I'd suggest running at least twice a week starting off with little distances of 2km or less and building up to 5km then more if you like it. You can run in any weather, any time (headtorch running is fun) with minimal kit. Benefits to surfing - better cardiovascular fitness, you'll tone up nicely and be able to justify that beer more. It's also a great way to explore new places - I love running around Hossegor, Rodiles, Biarritz, etc and if you really get into it, mountain running is a true joy. If you have a dodgy set of knees, either stick to off road running (better for you core, easier on the knees) or cycle. I've left cycling out because the kit is so expensive and it takes too long but an hours hard cycle is very good for you.


I used to slog my guts off at the gym mainly to gain weight which, once I’d worked out how to do it properly, I did very rapidly. In fact too much in the end and I was struggling to catch waves or run well. However that was “bulking” which I doubt many of us want to do – we want toning with a bit of strength thrown in. 

My own workout is actually at home using various bits of kit. It takes very little time (35 mins at the most) and uses minimal kit. Click the below for a guide, it’s mostly bodyweight stuff with some weights thrown in.

Try and workout twice a week. Weights are particularly good for us older lot and can be done at almost any age but take it easy. Muscle strains aren't good.
My workout is done at home - I've put the reps I do in brackets. For some these may be a bit much, but it’s good to set a line to target. Start low and see how you get on. The key is to exercise the biggest muscle groups first down to the smallest. Rest for around a minute between sets.
Warm up - I do a few minutes on a punchbag (ex competing kickboxer) but skipping or just squat jumps are fine.
Legs - One legged squats holding two 15kgs dumbells. Now this isn't easy so try no weights first then build up. (I do 20ish). Lunges - again with 2x 15kgs dumbells and making sure the knee doesn't pass the foot or you'll hurt yourself. (I do around 18).
Chest - Ten regular press ups, ten clapping press ups (just do ten regular to start with) then rest then "deep" press up - a hand on a chair, feet slightly elevated on a sofa and I do 45 - this is really hard so start with 20 normal press ups and build up. Then I do 20 press ups off bars (that look like plastic steam irons) for a final "burn."
Back - Okay this is silly but I do 25 pull ups off a bar hanging from a door frame. That's hard. So try a few if possible. You can do pull down rows at the gym at a lighter weight to build up. Then I do 20 (each side) bent over rows with a 15kg weight; keep your back straight. This does your lats which are vital for paddling.
Shoulders - 20ish shoulder presses - grab two weights in a standing positions and lift upwards (I do 18ish.) Then what I call "flying" presses; two light weighs lifted from by your side to the horizontal position.
Triceps - another silly one I use to torture kickboxing students with that are sometimes called Chinese press ups. Don't try them; instead do dips off a chair.
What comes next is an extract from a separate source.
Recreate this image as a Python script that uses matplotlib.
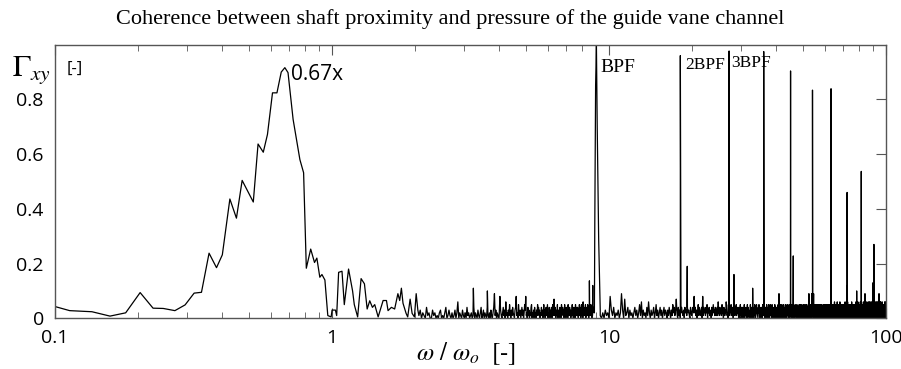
import numpy as np
import matplotlib
matplotlib.use('Agg')
import matplotlib.pyplot as plt

plt.rcParams['mathtext.fontset'] = 'stix'

# low frequency part, read point by point (w/w0, coherence)
low_w = [0.100, 0.113, 0.136, 0.158, 0.180, 0.203, 0.226, 0.246, 0.271, 0.295,
         0.318, 0.338, 0.360, 0.383, 0.402, 0.428, 0.452, 0.474, 0.520, 0.541,
         0.565, 0.585, 0.610, 0.633, 0.656, 0.676, 0.694, 0.724, 0.766, 0.790,
         0.808, 0.838, 0.865, 0.882, 0.904, 0.920, 0.943, 0.966, 0.993, 1.001,
         1.029, 1.040, 1.057, 1.087, 1.108, 1.148, 1.187, 1.204, 1.238, 1.274,
         1.310, 1.340, 1.369, 1.400, 1.427, 1.468, 1.530, 1.573, 1.594, 1.639,
         1.684, 1.730, 1.756, 1.781, 1.805, 1.852, 1.877, 1.915, 1.947, 1.985,
         2.014, 2.042]
low_g = [0.043, 0.028, 0.024, 0.008, 0.020, 0.094, 0.037, 0.036, 0.028, 0.049,
         0.092, 0.095, 0.238, 0.185, 0.232, 0.436, 0.366, 0.504, 0.425, 0.637,
         0.607, 0.672, 0.824, 0.824, 0.900, 0.916, 0.898, 0.727, 0.580, 0.532,
         0.183, 0.253, 0.204, 0.220, 0.150, 0.160, 0.140, 0.010, 0.005, 0.030,
         0.030, 0.010, 0.168, 0.172, 0.050, 0.180, 0.100, 0.050, 0.005, 0.145,
         0.126, 0.034, 0.064, 0.040, 0.050, 0.005, 0.065, 0.065, 0.028, 0.040,
         0.034, 0.090, 0.065, 0.110, 0.055, 0.018, 0.005, 0.070, 0.018, 0.005,
         0.090, 0.030]

# broadband floor, one digit per bin = coherence in hundredths
floor_a_start, floor_a_step = 2.06, 0.0225
floor_a = ("13021041200312010230102401310201302602103102041201"
           "20140210310240130210410203102491302102831024130612"
           "03152031421034812052130241302538120413021450213042"
           "20315241302141302513024135021420314025137214032150"
           "31204130522413025130421305132413021351402413052134"
           "14203152430251430621324150241325130423153142051324")
floor_b_start, floor_b_step = 9.3, 0.1
floor_b = ("10203120831402130293071240312024130251603120416203"
           "12402513024130241320314203152413720413024213042314"
           "23104213428241302514312408142314250324132041352314"
           "31241624132415230421326412053214253142032314251324"
           "30410521402403150314130504231025031405320415301253"
           "21042530413024105214250142035210405130253142051403"
           "24035140324103150493140530415024035143023501402514"
           "24015041353104250142503140251424035102314105230452"
           "30425314042501432504320513041325109340153405104925"
           "31405920352403504351405310253410524035143405130243"
           "25041023534105243502530415042531025302414052403523"
           "24051405361504350413405362410535041035262405340535"
           "43051035242503150436314053405352036150434052403504"
           "35043504164053102535240520315253025360413504150426"
           "40535041532405263504530240535240505362413504253902"
           "52035360453504150426405250263520536041535302635043"
           "40536043543506203536240530236453025360453504635203"
           "49052405362405605343520453604535042035344052506243"
           "52036254")

# blade passing frequency and its harmonics
bpf_w = [8.86, 8.89, 8.95, 9.01, 9.07, 9.18, 9.30]
bpf_g = [0.02, 0.35, 0.85, 1.00, 0.70, 0.29, 0.03]
harm_w = [18.1, 27.15, 36.2, 45.25, 54.3, 63.35, 72.4, 81.45, 90.5]
harm_g = [0.960, 0.977, 0.975, 0.904, 0.834, 0.839, 0.460, 0.537, 0.270]

# other isolated spikes
spike_w = [3.24, 3.64, 8.50, 8.74, 19.17, 28.27, 33.02, 46.28, 72.55, 78.4, 89.8]
spike_g = [0.110, 0.100, 0.137, 0.120, 0.190, 0.160, 0.110, 0.228, 0.120, 0.100, 0.130]

wa = floor_a_start + floor_a_step * np.arange(len(floor_a))
ga = np.array([int(c) for c in floor_a]) * 0.01
wb = floor_b_start + floor_b_step * np.arange(len(floor_b))
gb = np.array([int(c) for c in floor_b]) * 0.01

w = np.concatenate([low_w, wa, bpf_w, wb, harm_w, spike_w])
g = np.concatenate([low_g, ga, bpf_g, gb, harm_g, spike_g])
order = np.argsort(w, kind='stable')
w, g = w[order], g[order]

fig = plt.figure(figsize=(9.01, 3.69), dpi=100)
ax = fig.add_axes([0.0610, 0.1374, 0.9223, 0.7415])
ax.plot(w, g, color='black', linewidth=0.9)

ax.set_xscale('log')
ax.set_xlim(0.1, 100)
ax.set_ylim(0, 1.0)
ax.set_xticks([0.1, 1, 10, 100])
ax.set_xticklabels(['0.1', '1', '10', '100'])
ax.set_yticks([0, 0.2, 0.4, 0.6, 0.8])
ax.set_yticklabels(['0', '0.2', '0.4', '0.6', '0.8'])

tick_font = 'Open Sans'
for lab in ax.get_xticklabels() + ax.get_yticklabels():
    lab.set_fontfamily(tick_font)
    lab.set_fontsize(14)

ax.tick_params(axis='x', which='both', direction='in', top=True, bottom=True,
               color='#555555', pad=8)
ax.tick_params(axis='x', which='major', length=7)
ax.tick_params(axis='x', which='minor', length=4)
ax.tick_params(axis='y', which='both', direction='in', left=False, right=True,
               labelleft=True, length=7, color='#555555', pad=8)
for s in ax.spines.values():
    s.set_color('#555555')
    s.set_linewidth(1.0)

# labels
fig.text(0.5, 1 - 19 / 369, 'Coherence between shaft proximity and pressure of the guide vane channel',
         ha='center', va='center', fontfamily='Liberation Serif', fontsize=16)
fig.text(12 / 901, 1 - 76 / 369, r'$\Gamma_{xy}$', ha='left', va='baseline', fontsize=22)
ax.text(0.014, 0.911, '[-]', transform=ax.transAxes, ha='left', va='center',
        fontfamily=tick_font, fontsize=12)
fig.text(466 / 901, 1 - 354 / 369, r'$\omega\ /\ \omega_o\ \ \mathrm{[\text{-}]}$', ha='center', va='center',
         fontsize=18)

ax.text(0.71, 0.89, '0.67x', ha='left', va='center', fontfamily=tick_font, fontsize=15)
ax.text(9.28, 0.917, 'BPF', ha='left', va='center', fontfamily='Liberation Serif', fontsize=14)
ax.text(18.86, 0.924, '2BPF', ha='left', va='center', fontfamily='Liberation Serif', fontsize=12.5)
ax.text(27.67, 0.932, '3BPF', ha='left', va='center', fontfamily='Liberation Serif', fontsize=12.5)

fig.savefig('out.png', dpi=100)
Then tricep presses with one weight - look these up and don't wallop yourself on the head! (I do 15ish with a 15kg weight).
Biceps - just bicep curl with a weight that feel comfortable (2x15ks for me) - I then immediately do another dozen with a lighter pair of weights but it hurts.
Abs - no doing 500 situps a day won't get you a sixpack, it's just make your abs strong. You need low fat for a washboard. But strong abs are very handy for the surfing pop up so don't ignore them - I do 80-100 crunches. This is a bit much so try 30ish. I then do 50 twisting situps with my feet supported by a manky old sofa.
Drink plenty of water and do a cool down stretch of every major muscle group.
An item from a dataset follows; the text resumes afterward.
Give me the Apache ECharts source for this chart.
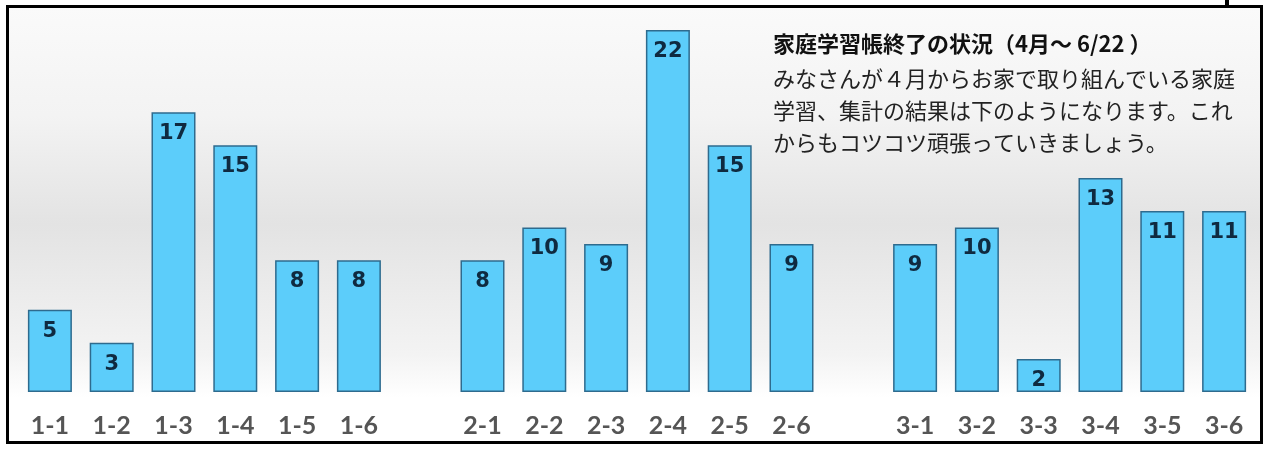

Really good fitness for surfers with a few years of battle but it can be dead boring. I have to be able to do 400m in 7m30s for Lifeguarding and boy is it tough but it is doable. And when us Sutherland’s had a year in London (!) our apartment block had a pool. Regular swims meant paddling fitness was maintained surprisingly well. So really try and swim regularly and seize on any weaknesses and try and swat them down. It’s probably the best workout overall BUT it isn’t a great toner.
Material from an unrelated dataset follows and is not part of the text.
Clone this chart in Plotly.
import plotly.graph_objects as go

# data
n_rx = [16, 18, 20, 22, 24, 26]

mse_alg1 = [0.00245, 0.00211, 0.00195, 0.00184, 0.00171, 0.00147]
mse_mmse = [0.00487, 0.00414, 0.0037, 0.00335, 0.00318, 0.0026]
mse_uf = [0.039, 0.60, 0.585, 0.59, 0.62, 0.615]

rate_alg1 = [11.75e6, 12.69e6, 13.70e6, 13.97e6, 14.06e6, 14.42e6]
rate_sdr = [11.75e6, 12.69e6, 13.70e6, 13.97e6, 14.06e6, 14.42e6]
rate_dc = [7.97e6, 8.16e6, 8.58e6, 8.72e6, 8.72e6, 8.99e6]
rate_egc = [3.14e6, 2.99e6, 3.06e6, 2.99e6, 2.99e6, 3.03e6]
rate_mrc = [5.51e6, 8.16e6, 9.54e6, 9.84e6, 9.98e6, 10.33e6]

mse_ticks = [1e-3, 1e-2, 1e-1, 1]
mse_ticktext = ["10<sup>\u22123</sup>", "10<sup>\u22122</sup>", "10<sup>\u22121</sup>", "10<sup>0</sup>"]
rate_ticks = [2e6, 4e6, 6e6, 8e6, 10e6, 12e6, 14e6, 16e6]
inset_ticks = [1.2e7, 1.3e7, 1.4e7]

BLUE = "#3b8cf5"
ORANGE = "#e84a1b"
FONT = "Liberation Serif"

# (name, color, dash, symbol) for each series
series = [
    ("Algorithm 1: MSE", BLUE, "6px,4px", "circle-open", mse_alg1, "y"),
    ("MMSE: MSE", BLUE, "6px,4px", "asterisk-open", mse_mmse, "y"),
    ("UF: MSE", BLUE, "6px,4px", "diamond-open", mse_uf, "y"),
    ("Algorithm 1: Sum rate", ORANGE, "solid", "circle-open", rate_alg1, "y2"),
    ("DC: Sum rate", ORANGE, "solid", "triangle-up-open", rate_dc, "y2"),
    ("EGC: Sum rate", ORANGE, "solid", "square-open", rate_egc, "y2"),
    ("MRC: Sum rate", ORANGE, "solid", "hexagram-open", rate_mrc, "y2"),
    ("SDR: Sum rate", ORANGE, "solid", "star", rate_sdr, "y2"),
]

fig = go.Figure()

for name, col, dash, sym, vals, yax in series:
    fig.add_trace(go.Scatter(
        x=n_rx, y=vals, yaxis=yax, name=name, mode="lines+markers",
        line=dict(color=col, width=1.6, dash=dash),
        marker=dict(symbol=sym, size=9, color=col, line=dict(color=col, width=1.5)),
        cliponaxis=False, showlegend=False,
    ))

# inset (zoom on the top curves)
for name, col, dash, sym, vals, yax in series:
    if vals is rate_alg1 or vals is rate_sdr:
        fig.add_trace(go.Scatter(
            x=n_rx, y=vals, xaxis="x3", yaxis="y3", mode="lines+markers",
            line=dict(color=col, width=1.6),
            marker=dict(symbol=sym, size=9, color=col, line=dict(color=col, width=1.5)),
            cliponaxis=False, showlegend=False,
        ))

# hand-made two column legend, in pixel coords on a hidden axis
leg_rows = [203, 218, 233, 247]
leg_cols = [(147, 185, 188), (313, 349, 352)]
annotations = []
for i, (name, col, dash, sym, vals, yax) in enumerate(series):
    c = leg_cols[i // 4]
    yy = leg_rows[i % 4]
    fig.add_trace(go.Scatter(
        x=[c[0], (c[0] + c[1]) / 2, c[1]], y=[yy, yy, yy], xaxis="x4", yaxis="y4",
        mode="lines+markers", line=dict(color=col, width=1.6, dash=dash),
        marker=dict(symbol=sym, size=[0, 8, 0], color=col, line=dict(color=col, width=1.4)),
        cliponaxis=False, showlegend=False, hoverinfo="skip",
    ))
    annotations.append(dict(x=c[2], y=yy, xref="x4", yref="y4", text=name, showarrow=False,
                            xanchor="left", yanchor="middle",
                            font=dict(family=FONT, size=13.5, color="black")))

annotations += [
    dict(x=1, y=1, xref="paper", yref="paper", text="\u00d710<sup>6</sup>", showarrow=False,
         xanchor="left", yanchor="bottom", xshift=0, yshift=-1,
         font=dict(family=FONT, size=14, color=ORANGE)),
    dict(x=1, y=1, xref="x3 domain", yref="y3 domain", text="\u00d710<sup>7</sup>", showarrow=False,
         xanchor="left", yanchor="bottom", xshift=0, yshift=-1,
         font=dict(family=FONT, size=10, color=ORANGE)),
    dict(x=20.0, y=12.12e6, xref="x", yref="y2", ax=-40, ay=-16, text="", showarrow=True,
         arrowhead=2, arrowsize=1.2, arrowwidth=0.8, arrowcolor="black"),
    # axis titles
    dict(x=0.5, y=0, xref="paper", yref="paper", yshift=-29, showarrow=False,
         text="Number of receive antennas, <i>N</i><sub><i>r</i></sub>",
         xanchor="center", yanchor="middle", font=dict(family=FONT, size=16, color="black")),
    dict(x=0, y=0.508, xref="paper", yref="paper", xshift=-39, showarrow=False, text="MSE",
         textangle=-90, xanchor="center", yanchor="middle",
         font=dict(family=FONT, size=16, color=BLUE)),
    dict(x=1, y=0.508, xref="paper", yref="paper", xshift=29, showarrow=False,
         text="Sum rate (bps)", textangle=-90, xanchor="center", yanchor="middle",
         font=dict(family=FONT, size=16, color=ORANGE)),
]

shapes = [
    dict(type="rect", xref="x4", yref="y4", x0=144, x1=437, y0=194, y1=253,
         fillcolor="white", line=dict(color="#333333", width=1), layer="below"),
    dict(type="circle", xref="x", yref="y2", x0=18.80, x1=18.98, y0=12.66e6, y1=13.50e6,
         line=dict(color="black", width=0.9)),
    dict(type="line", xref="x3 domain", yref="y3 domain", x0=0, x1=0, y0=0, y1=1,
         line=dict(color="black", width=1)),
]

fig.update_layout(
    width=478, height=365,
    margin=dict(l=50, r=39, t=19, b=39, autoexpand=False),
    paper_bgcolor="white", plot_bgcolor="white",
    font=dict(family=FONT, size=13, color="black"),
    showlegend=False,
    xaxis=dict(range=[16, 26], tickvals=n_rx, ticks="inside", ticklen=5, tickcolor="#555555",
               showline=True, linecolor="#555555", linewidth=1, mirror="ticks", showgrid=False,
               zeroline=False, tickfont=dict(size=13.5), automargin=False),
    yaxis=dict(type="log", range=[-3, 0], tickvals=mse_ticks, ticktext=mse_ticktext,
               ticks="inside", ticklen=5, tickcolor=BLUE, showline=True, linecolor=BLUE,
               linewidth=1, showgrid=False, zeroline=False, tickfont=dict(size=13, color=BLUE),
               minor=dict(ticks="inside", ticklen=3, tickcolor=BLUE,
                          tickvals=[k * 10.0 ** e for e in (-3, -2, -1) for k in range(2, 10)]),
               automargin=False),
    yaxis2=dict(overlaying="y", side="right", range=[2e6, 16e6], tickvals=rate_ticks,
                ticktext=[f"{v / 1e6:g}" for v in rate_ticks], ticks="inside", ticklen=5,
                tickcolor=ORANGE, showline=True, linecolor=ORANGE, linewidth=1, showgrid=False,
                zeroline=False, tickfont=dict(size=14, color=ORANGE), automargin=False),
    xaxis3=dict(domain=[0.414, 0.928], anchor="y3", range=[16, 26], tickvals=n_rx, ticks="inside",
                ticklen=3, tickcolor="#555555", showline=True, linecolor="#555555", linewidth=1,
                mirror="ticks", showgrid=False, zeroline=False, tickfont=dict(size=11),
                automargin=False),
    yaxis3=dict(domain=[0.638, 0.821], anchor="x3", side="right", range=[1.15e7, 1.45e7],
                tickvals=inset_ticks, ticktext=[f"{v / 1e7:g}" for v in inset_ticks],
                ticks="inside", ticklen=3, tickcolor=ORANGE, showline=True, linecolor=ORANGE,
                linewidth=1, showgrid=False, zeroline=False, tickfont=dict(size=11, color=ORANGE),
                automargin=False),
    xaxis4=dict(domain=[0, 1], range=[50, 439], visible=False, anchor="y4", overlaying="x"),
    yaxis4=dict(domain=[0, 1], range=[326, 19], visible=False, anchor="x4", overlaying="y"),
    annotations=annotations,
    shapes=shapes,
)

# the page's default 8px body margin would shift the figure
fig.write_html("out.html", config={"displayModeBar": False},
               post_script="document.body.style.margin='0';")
You may already be an epic swimmer or not into it at all but you MUST be able to swim at least 100m if you surf or a snapped leash becomes a major disaster. Try and do crawl as much as possible and start with sets of 5 lengths (25m pool) and build up slowly to a km to make it a proper workout. Don't be afraid to get some coaching - I recently did and it was very handy. Also try and swim safely in the sea; I do the odd mile in the Summer and it's a true joy. Stick close to the shoreline at all times and avoid any areas with boats! A good swimmer is a good paddler


Again often diets are just silly. (Read The Best Things To Keep Down Your Sleeve) No beer (meh), eat lettuce only and make yourself utterly miserable. No no and no again. However don’t go on a diet, you need to change your diet. But keep it sensible, avoid processed food like the plague, keep light on fat but don’t fret about it and watch the salt. Five pints of beer a night clearly won’t help but no need to completely stop drinking.

I'm not expert at all but a weekly veg box is good for making you eat good food. Cut down your meat intake, up your pulses and fruit and veg, don't over treat yourself for being "good" and really try to avoid nasty snacks. Don't drink too much but also keep it at a sensible level.


A big thank you to Matt Sutherland for giving his time and sharing his wealth of knowledge. The guy is a machine! However, the clear message is that fitness for surfers with a few extra eye-bags doesn’t need to be daunting, it is about small steps up, doing a bit more each time.

To help (a bit) we created this 2 a day plan with rewards (We rarely do anything unless there’s a treat!). We’ve already stuck ours to the Broom Cupboard fridge in the hope that our inner Dave says: ‘Yeah put down that massive bar of cheese fatty and do some press-ups’. Maybe we should have called this whole thing ‘Fitness For Surfers Who Know This Sh*t Is Bad For Them But Need A Kick Up The Arse To Get Motivated’…

…Maybe not, but we do hope this inspires a bit of motivation to get more active. Go steady Squadron!